Welcome reform to an over-mighty court

the European Court of Human Rights
the European Court of Human Rights

There is a well-established principle in international law known as non-refoulement. This holds that no one should be deported to a country where they would face torture, cruel, inhumane or degrading treatment or punishment, and other irreparable harm. It is incorporated in the 1951 Refugee Convention to which the UK is a signatory. If an attempt is made by the state to contravene this principle, the courts can rightly intercede to stop it happening.

But when a government seeks to remove someone to a safe country where he or she would not face harm, should it then accede to a court demand to stop it? This is the key point behind the current argument over the powers in the Illegal Migration Bill designed to stop the small boats crossing the Channel.

The Government is prepared to beef them up so that the Home Secretary can ignore rulings of the European Court of Human Rights if it tries to stop what under international law would be a justifiable deportation. Last summer, a flight to Rwanda carrying migrants who had entered the country illegally was halted at the dead of night by a single judge in Strasbourg on grounds that are not entirely clear.
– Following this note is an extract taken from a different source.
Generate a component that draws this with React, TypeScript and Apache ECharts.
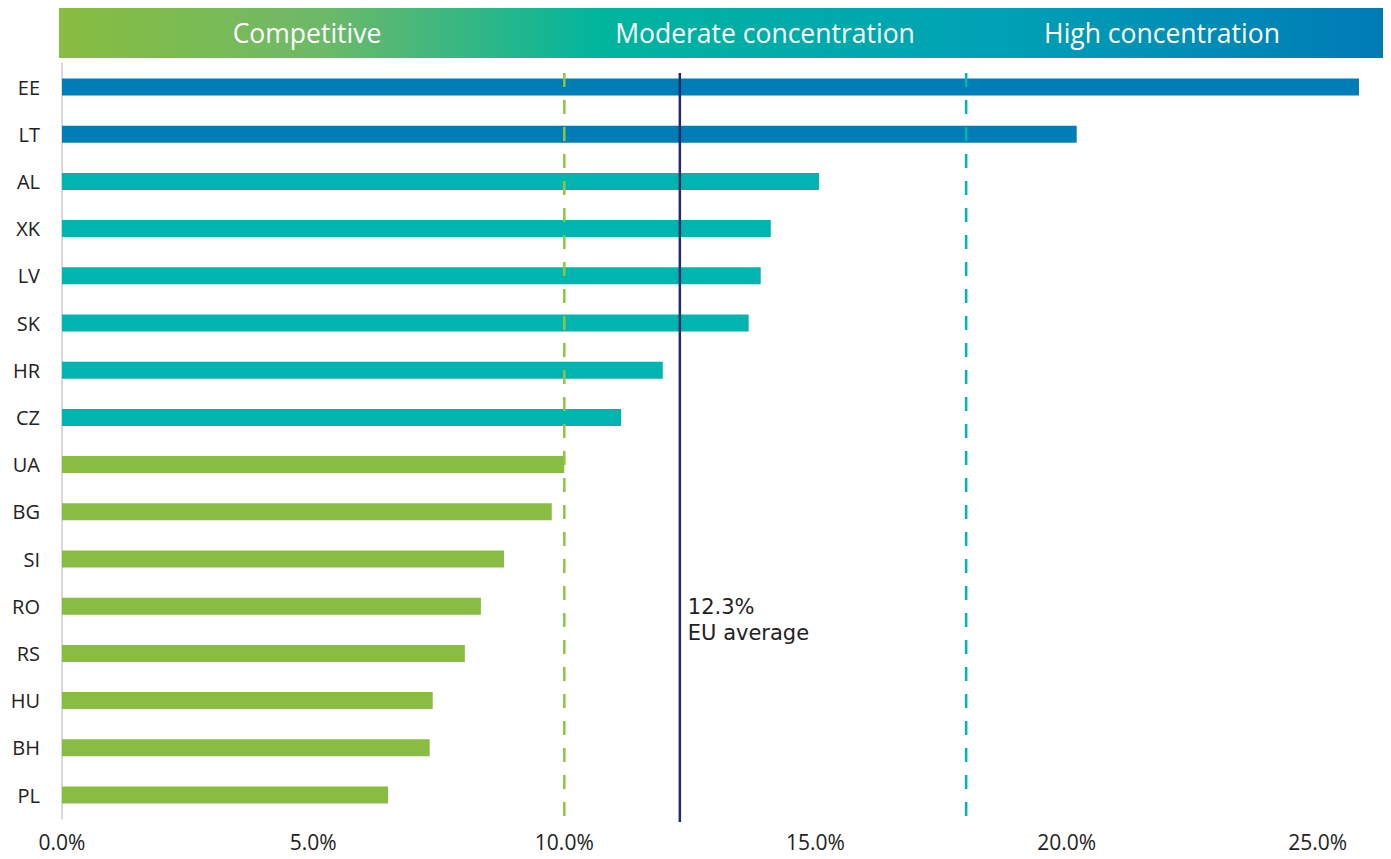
import React, { useEffect, useRef } from "react";
import * as echarts from "echarts";

const categories = ["EE", "LT", "AL", "XK", "LV", "SK", "HR", "CZ", "UA", "BG", "SI", "RO", "RS", "HU", "BH", "PL"];
const values = [25.82, 20.2, 15.07, 14.11, 13.91, 13.67, 11.96, 11.13, 10.0, 9.75, 8.8, 8.34, 8.02, 7.38, 7.32, 6.49];
const groups = ["high", "high", "mod", "mod", "mod", "mod", "mod", "mod", "comp", "comp", "comp", "comp", "comp", "comp", "comp", "comp"];
const xTicks = [0, 5, 10, 15, 20, 25];
const thresholds = [10, 18];
const euAverage = 12.3;
const bandLabels = ["Competitive", "Moderate concentration", "High concentration"];

const groupColors: Record<string, string> = {
  high: "#007CB6",
  mod: "#00B5B0",
  comp: "#89BC42",
};

export default function App() {
  const ref = useRef<HTMLDivElement>(null);
  useEffect(() => {
    if (!ref.current) return;
    const chart = echarts.init(ref.current, null, { renderer: "svg" });
    const font = "Open Sans";
    chart.setOption({
      animation: false,
      backgroundColor: "#ffffff",
      grid: { left: 62, right: 23, top: 63.4, bottom: 40.4, containLabel: false },
      xAxis: {
        type: "value",
        min: 0,
        max: 26,
        interval: 5,
        axisLine: { show: false },
        axisTick: { show: false },
        splitLine: { show: false },
        axisLabel: {
          margin: 13,
          color: "#222222",
          fontSize: 21,
          fontFamily: font,
          formatter: (v: number) => (xTicks.includes(v) ? v.toFixed(1) + "%" : ""),
        },
      },
      yAxis: {
        type: "category",
        data: categories,
        inverse: true,
        axisLine: { show: true, lineStyle: { color: "#d9d9d9", width: 2 } },
        axisTick: { show: false },
        axisLabel: { margin: 22, color: "#222222", fontSize: 20, fontFamily: font },
      },
      series: [
        {
          type: "bar",
          barWidth: 17,
          data: values.map((v, i) => ({ value: v, itemStyle: { color: groupColors[groups[i]] } })),
        },
      ],
    });

    const px = (v: number) => chart.convertToPixel({ xAxisIndex: 0 }, v) as number;
    const y1 = 73;
    const y2 = 822;
    const textStyle = (text: string, x: number) => ({
      type: "text",
      x,
      y: 33,
      style: {
        text,
        fill: "#ffffff",
        fontSize: 26.5,
        fontFamily: font,
        textAlign: "center",
        textVerticalAlign: "middle",
      },
      z: 2,
    });
    chart.setOption({
      graphic: [
        {
          type: "rect",
          shape: { x: 59, y: 8, width: 1324, height: 50 },
          style: {
            fill: new echarts.graphic.LinearGradient(0, 0, 1, 0, [
              { offset: 0, color: "#88BD3F" },
              { offset: 0.2, color: "#6DB968" },
              { offset: 0.41, color: "#00B59E" },
              { offset: 0.7, color: "#00A2B5" },
              { offset: 1, color: "#007BB6" },
            ]),
          },
          z: 1,
        },
        textStyle(bandLabels[0], 307),
        textStyle(bandLabels[1], 765),
        textStyle(bandLabels[2], 1162),
        {
          type: "line",
          shape: { x1: px(thresholds[0]), y1, x2: px(thresholds[0]), y2 },
          style: { stroke: "#8DC63F", lineWidth: 2.5, lineDash: [14, 13] },
          z: 10,
        },
        {
          type: "line",
          shape: { x1: px(thresholds[1]), y1, x2: px(thresholds[1]), y2 },
          style: { stroke: "#00B5B0", lineWidth: 2.5, lineDash: [14, 13] },
          z: 10,
        },
        {
          type: "line",
          shape: { x1: px(euAverage), y1, x2: px(euAverage), y2 },
          style: { stroke: "#1F2D6B", lineWidth: 2.5 },
          z: 10,
        },
        {
          type: "text",
          x: px(euAverage) + 8,
          y: 594,
          style: {
            text: euAverage.toFixed(1) + "%\nEU average",
            fill: "#222222",
            fontSize: 21,
            fontFamily: "DejaVu Sans",
            lineHeight: 26,
            textAlign: "left",
            textVerticalAlign: "top",
          },
          z: 10,
        },
      ],
    });
    return () => chart.dispose();
  }, []);
  return <div ref={ref} style={{ position: "fixed", left: 0, top: 0, width: 1391, height: 859 }} />;
}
The Bill will be tightened to let the Home Secretary, in certain circumstances, ignore interim injunctions, known as Rule 39 orders, that halt deportation flights.

Downing Street had been reluctant to engineer a confrontation with the Strasbourg court, fearing that this would affect the UK’s membership of the Council of Europe or undermine its commitment to the European Convention on Human Rights. But Rule 39 orders are not part of the Convention. They are essentially procedural matters that have been elevated since 2005 into a form of legally binding case law that is being deployed in circumstances never envisaged by the authors of the Convention.

Lord Thomas, a former Lord Chief Justice, said that amending the Bill to allow judicial orders to be ignored was a serious challenge to the rule of law. But it is not. It is a challenge to a court which has misconstrued the law. Lord Thomas might have a point if the Government were taking the power to ignore any interim ruling against it by any court. However, it should not be possible for a supra-national court to reinterpret international treaty-based law as it sees fit. Judges and others in the House of Lords who will doubtless try to block this measure should think carefully before doing so.